◆ What the exercise asks
Skip the pictures, please, and write out exactly the lines from the opening of the data through the line containing "ANY_2013 = [8, 4, 11, 2, 0, 1, 13, 0]".

───── Extracted information ─────

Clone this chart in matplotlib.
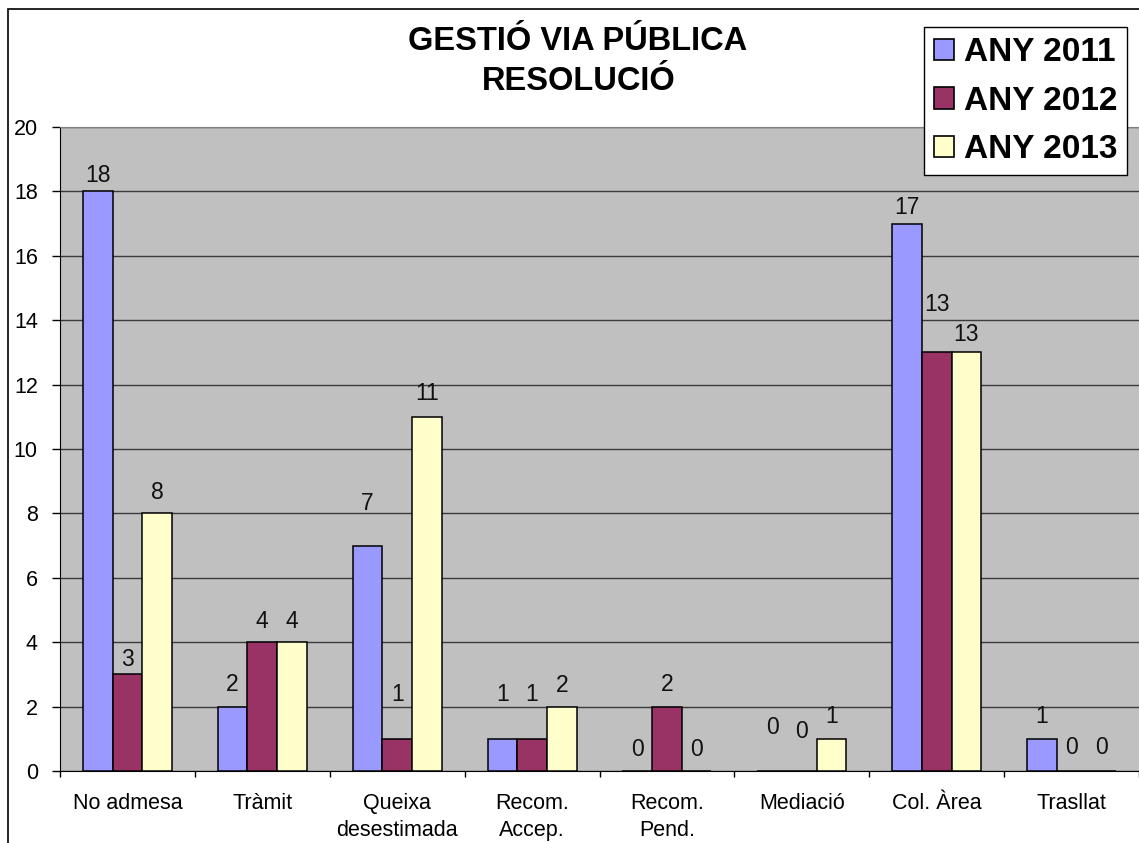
import matplotlib
matplotlib.use("Agg")
import matplotlib.pyplot as plt
from matplotlib.patches import Patch, Rectangle
import numpy as np

plt.rcParams["font.family"] = ["Liberation Sans", "DejaVu Sans"]

CATEGORIES = ["No admesa", "Tràmit", "Queixa\ndesestimada", "Recom.\nAccep.",
              "Recom.\nPend.", "Mediació", "Col. Àrea", "Trasllat"]
SERIES = ["ANY 2011", "ANY 2012", "ANY 2013"]
ANY_2011 = [18, 2, 7, 1, 0, 0, 17, 1]
ANY_2012 = [3, 4, 1, 1, 2, 0, 13, 0]
ANY_2013 = [8, 4, 11, 2, 0, 1, 13, 0]

COLORS = ["#9999FF", "#993366", "#FFFFCC"]

# height of each value label above its bar (pixels, label centre), as placed in the original
LABEL_RAISE = [
    [16, 15, 21], [22, 21, 21], [42, 44, 23], [44, 44, 21],
    [21, 22, 21], [43, 39, 22], [16, 48, 18], [22, 23, 23],
]

W, H = 1139, 843
fig = plt.figure(figsize=(W / 100, H / 100), dpi=100)
fig.patch.set_facecolor("white")

# outer chart border (cut off at right/bottom like the original)
fig.patches.append(Rectangle((8 / W, -0.1), 1.2, 1 - 9 / H + 0.1, transform=fig.transFigure,
                             fill=False, edgecolor="black", linewidth=1.2))

ax = fig.add_axes([60 / W, 72 / H, (W - 60) / W, 644 / H])
ax.set_facecolor("#C0C0C0")

x = np.arange(len(CATEGORIES))
bw = 0.22
values = [ANY_2011, ANY_2012, ANY_2013]
for i, (vals, col, name) in enumerate(zip(values, COLORS, SERIES)):
    pos = x + (i - 1) * bw
    ax.bar(pos, vals, bw, color=col, edgecolor="black", linewidth=1.1, label=name, zorder=3)
    for j, (p, v) in enumerate(zip(pos, vals)):
        ax.annotate(str(v), (p, v), xytext=(0, LABEL_RAISE[j][i] * 0.72), textcoords="offset points",
                    ha="center", va="center", fontsize=16.5, color="#111111", zorder=4)

ax.set_ylim(0, 20)
ax.set_yticks(range(0, 21, 2))
ax.set_xlim(-0.5, -0.5 + (W - 60) / 136.1)
ax.yaxis.grid(True, color="#3a3a3a", linewidth=1.0, zorder=1)
ax.set_axisbelow(True)

ax.set_xticks(x)
ax.set_xticklabels(CATEGORIES, fontsize=15.5, linespacing=1.35, va="top")
ax.set_xticks(np.arange(-0.5, len(CATEGORIES), 1.0), minor=True)
ax.tick_params(axis="x", which="major", length=0, pad=16)
ax.tick_params(axis="x", which="minor", length=4, width=1, color="black")
ax.tick_params(axis="y", length=6, width=1, pad=10, labelsize=15.5)

ax.spines["left"].set_color("black")
ax.spines["bottom"].set_color("black")
ax.spines["top"].set_color("#808080")
ax.spines["right"].set_visible(False)

fig.text(578 / W, 1 - 42 / H, "GESTIÓ VIA PÚBLICA", ha="center", va="center",
         fontsize=23.5, fontweight="bold")
fig.text(579 / W, 1 - 82 / H, "RESOLUCIÓ", ha="center", va="center",
         fontsize=23.5, fontweight="bold")

handles = [Patch(facecolor=c, edgecolor="black", linewidth=1.2) for c in COLORS]
leg = fig.legend(handles, SERIES, loc="upper right", bbox_to_anchor=(1127 / W, 1 - 27 / H),
                 prop={"size": 24, "weight": "bold"}, frameon=True, fancybox=False,
                 framealpha=1, handlelength=0.6, handleheight=0.6, handletextpad=0.3,
                 labelspacing=0.53, borderpad=0.3, borderaxespad=0)
leg.get_frame().set_edgecolor("black")
leg.get_frame().set_linewidth(1.0)
leg.get_frame().set_facecolor("white")

fig.savefig("out.png", dpi=100)
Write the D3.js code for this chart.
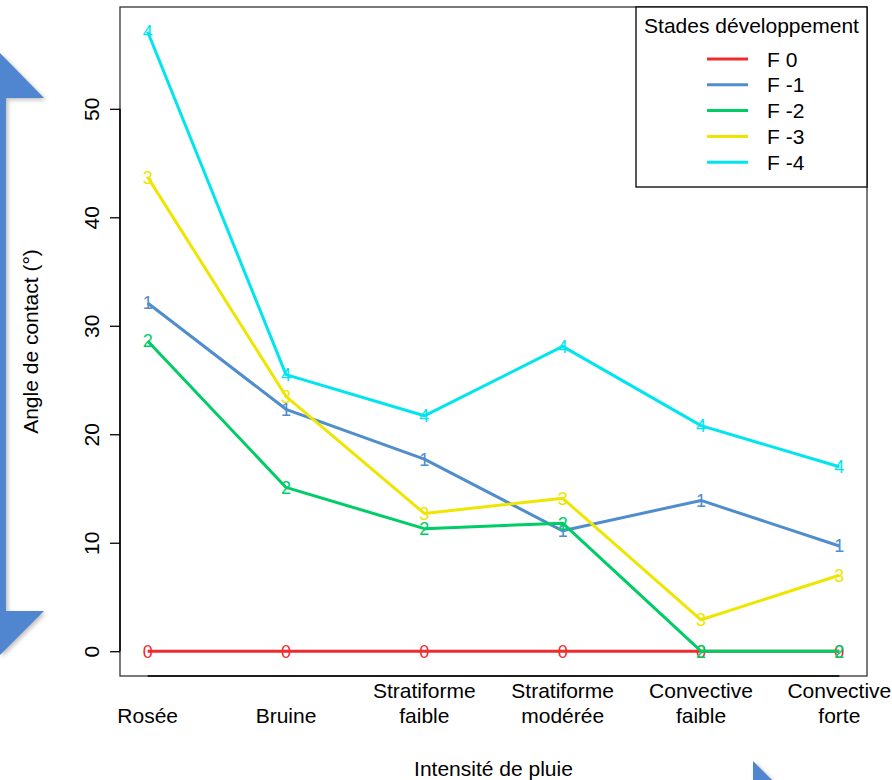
<!DOCTYPE html>
<html>
<head>
<meta charset="utf-8">
<script src="https://cdn.jsdelivr.net/npm/d3@7"></script>
<style>
  html, body { margin: 0; padding: 0; background: #fff; }
  svg { display: block; font-family: "Liberation Sans", Arial, sans-serif; }
</style>
</head>
<body>
<svg id="chart" width="892" height="780"></svg>
<script>
// ---- data ----
const categories = ["Rosée", "Bruine", "Stratiforme\nfaible", "Stratiforme\nmodérée", "Convective\nfaible", "Convective\nforte"];
const seriesNames = ["F 0", "F -1", "F -2", "F -3", "F -4"];
const seriesSymbols = ["0", "1", "2", "3", "4"];
const seriesColors = ["#EE2C2C", "#4F8DCD", "#00CD66", "#EEE600", "#00E5EE"];
const F0 = [0, 0, 0, 0, 0, 0];
const F1 = [32.1, 22.3, 17.7, 11.1, 13.9, 9.7];
const F2 = [28.6, 15.1, 11.3, 11.8, 0, 0];
const F3 = [43.7, 23.5, 12.7, 14.1, 2.9, 7.0];
const F4 = [57.1, 25.5, 21.7, 28.1, 20.8, 17.0];
const seriesValues = [F0, F1, F2, F3, F4];
const yTicks = [0, 10, 20, 30, 40, 50];
const xTitle = "Intensité de pluie";
const yTitle = "Angle de contact (°)";
const legendTitle = "Stades développement";

// ---- layout ----
const svg = d3.select("#chart");
const plot = { left: 120, right: 867, top: 7, bottom: 676 };

// decorative blue arrow shapes (background)
svg.append("path")
  .attr("d", d3.line()([[0, 53], [44, 98], [6, 98], [6, 611], [44, 611], [0, 655]]) + "Z")
  .attr("fill", "#4F86CF")
  .attr("stroke", "none")
  .style("filter", "drop-shadow(2px 2px 2px rgba(0,0,0,0.25))");
svg.append("path")
  .attr("d", d3.line()([[753, 761], [773, 781], [753, 781]]) + "Z")
  .attr("fill", "#4F86CF")
  .style("filter", "drop-shadow(2px 2px 2px rgba(0,0,0,0.25))");

const allVals = seriesValues.flat();
const yMin = 0, yMax = d3.max(allVals);
const pad = (yMax - yMin) * 0.04;
const y = d3.scaleLinear().domain([yMin - pad, yMax + pad]).range([plot.bottom, plot.top]);
const x = d3.scalePoint().domain(categories).range([plot.left, plot.right]).padding(0.2);

// plot box
svg.append("rect")
  .attr("x", plot.left).attr("y", plot.top)
  .attr("width", plot.right - plot.left).attr("height", plot.bottom - plot.top)
  .attr("fill", "none").attr("stroke", "#333").attr("stroke-width", 1.3);

// y axis
const yAxis = svg.append("g")
  .attr("transform", `translate(${plot.left},0)`)
  .call(d3.axisLeft(y).tickValues(yTicks).tickSize(10).tickFormat(d3.format("d")));
yAxis.select(".domain").remove();
yAxis.append("line")
  .attr("x1", 0).attr("x2", 0)
  .attr("y1", y(yTicks[0])).attr("y2", y(yTicks[yTicks.length - 1]))
  .attr("stroke", "#000").attr("stroke-width", 1.5);
yAxis.selectAll(".tick line").attr("stroke", "#000").attr("stroke-width", 1.3);
yAxis.selectAll(".tick text")
  .attr("transform", "rotate(-90)")
  .attr("x", 0).attr("y", -21).attr("dy", null)
  .attr("text-anchor", "middle")
  .attr("fill", "#000")
  .style("font-size", "21px")
  .style("font-family", "'Liberation Sans', Arial, sans-serif");

// x axis line (from first to last category)
svg.append("line")
  .attr("x1", x(categories[0])).attr("x2", x(categories[categories.length - 1]))
  .attr("y1", plot.bottom).attr("y2", plot.bottom)
  .attr("stroke", "#000").attr("stroke-width", 1.5);

// x labels (multi-line, bottom aligned)
const xLab = svg.append("g").style("font-size", "21px").attr("fill", "#000");
categories.forEach(c => {
  const lines = c.split("\n");
  lines.forEach((ln, i) => {
    xLab.append("text")
      .attr("x", x(c))
      .attr("y", 723 - (lines.length - 1 - i) * 25)
      .attr("text-anchor", "middle")
      .text(ln);
  });
});

// axis titles
svg.append("text")
  .attr("x", (plot.left + plot.right) / 2).attr("y", 776)
  .attr("text-anchor", "middle").style("font-size", "21px").text(xTitle);
svg.append("text")
  .attr("transform", `translate(38,${(plot.top + plot.bottom) / 2}) rotate(-90)`)
  .attr("text-anchor", "middle").style("font-size", "21px").text(yTitle);

// series
const line = d3.line().x((d, i) => x(categories[i])).y(d => y(d));
seriesValues.forEach((vals, s) => {
  const g = svg.append("g");
  g.append("path")
    .attr("d", line(vals))
    .attr("fill", "none")
    .attr("stroke", seriesColors[s])
    .attr("stroke-width", 3)
    .attr("stroke-linejoin", "round");
  g.selectAll("text").data(vals).join("text")
    .attr("x", (d, i) => x(categories[i]))
    .attr("y", d => y(d))
    .attr("dy", "0.36em")
    .attr("text-anchor", "middle")
    .attr("fill", seriesColors[s])
    .style("font-size", "18px")
    .text(seriesSymbols[s]);
});

// legend
const leg = svg.append("g");
leg.append("rect")
  .attr("x", 636).attr("y", plot.top)
  .attr("width", plot.right - 636).attr("height", 180)
  .attr("fill", "#fff").attr("stroke", "#000").attr("stroke-width", 1.3);
leg.append("text")
  .attr("x", (636 + plot.right) / 2).attr("y", 33)
  .attr("text-anchor", "middle").style("font-size", "21px").text(legendTitle);
seriesNames.forEach((n, i) => {
  const ly = 59 + i * 25.8;
  leg.append("line")
    .attr("x1", 707).attr("x2", 748).attr("y1", ly).attr("y2", ly)
    .attr("stroke", seriesColors[i]).attr("stroke-width", 3);
  leg.append("text")
    .attr("x", 767).attr("y", ly + 7.5)
    .style("font-size", "21px").text(n);
});
</script>
</body>
</html>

─────

◆ Result
Clone this chart in matplotlib.
import matplotlib
matplotlib.use("Agg")
import matplotlib.pyplot as plt
from matplotlib.patches import Patch, Rectangle
import numpy as np

plt.rcParams["font.family"] = ["Liberation Sans", "DejaVu Sans"]

CATEGORIES = ["No admesa", "Tràmit", "Queixa\ndesestimada", "Recom.\nAccep.",
              "Recom.\nPend.", "Mediació", "Col. Àrea", "Trasllat"]
SERIES = ["ANY 2011", "ANY 2012", "ANY 2013"]
ANY_2011 = [18, 2, 7, 1, 0, 0, 17, 1]
ANY_2012 = [3, 4, 1, 1, 2, 0, 13, 0]
ANY_2013 = [8, 4, 11, 2, 0, 1, 13, 0]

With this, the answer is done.